St. Louis - Red Cross Volunteers Teach Fire Safety
We wanted them to take action and if a home fire happened to be more prepared.

On Saturday, June 7, strong storms didn’t stop Red Cross volunteers from educating East St. Louis residents about the importance of having working smoke alarms in the home – as well as a plan to get out in case of emergency.

Nearly 20 Red Cross volunteers and staff, along with representatives of the local Urban League Young Professionals Auxiliary, took to the streets of East St. Louis. They went door-to-door to encourage residents to not only have smoke alarms but to ensure that they work, too.

To view photos of the event, click here.

“We chose East St. Louis because a majority of the fires that the Southern Illinois Branch office responds to are there,” said Jori Bartolacci, an AmeriCorps NPRC member at the American Red Cross Greater St. Louis Region’s Southern Illinois branch office. “We chose a specific neighborhood in East St. Louis where residents experienced 11 home fires in the months of January and February alone.”

Among the fast facts the Red Cross shared with residents: nearly two-thirds of all fire-related fatalities occur in homes that don’t have working smoke alarms. Therefore, everyone should make sure smoke alarms work by testing the batteries once a month, changing the batteries at least once a year, and replacing smoke alarms every ten years, even if they still work.

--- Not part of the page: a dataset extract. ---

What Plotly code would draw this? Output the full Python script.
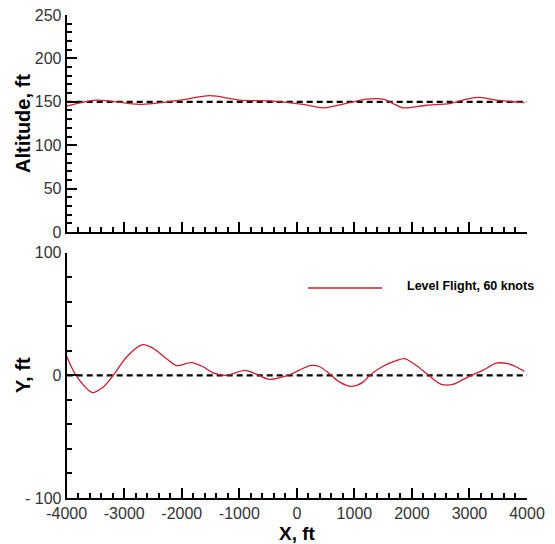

In addition to speaking about smoke alarms, the canvassers left a small packet of information at each home and also spoke about what to do if the alarm sounds.

“The event went really well,” said Bartolacci. “We were able to reach over 200 homes with life-saving preparedness materials and had many meaningful conversations about fire safety with the East St. Louis residents. We wanted them to not only start thinking about what their families would do if a home fire happened, but we also wanted them to take an action that day to be more prepared. Many residents checked their smoke detectors to see if they were working and made an evacuation plan in case a fire occurred. We received a welcome response from the East St. Louis residents.”

The event began with an orientation at the Clyde C. Jordan Center where event organizers, such as Bartolacci, informed volunteers of what to expect and the best practices of canvassing. Pastor Zachary Lee, an assistant to East St. Louis Mayor Alvin Parks, also addressed the canvassers.

The Greater St. Louis Region of the American Red Cross will organize several more canvassing events in the fall.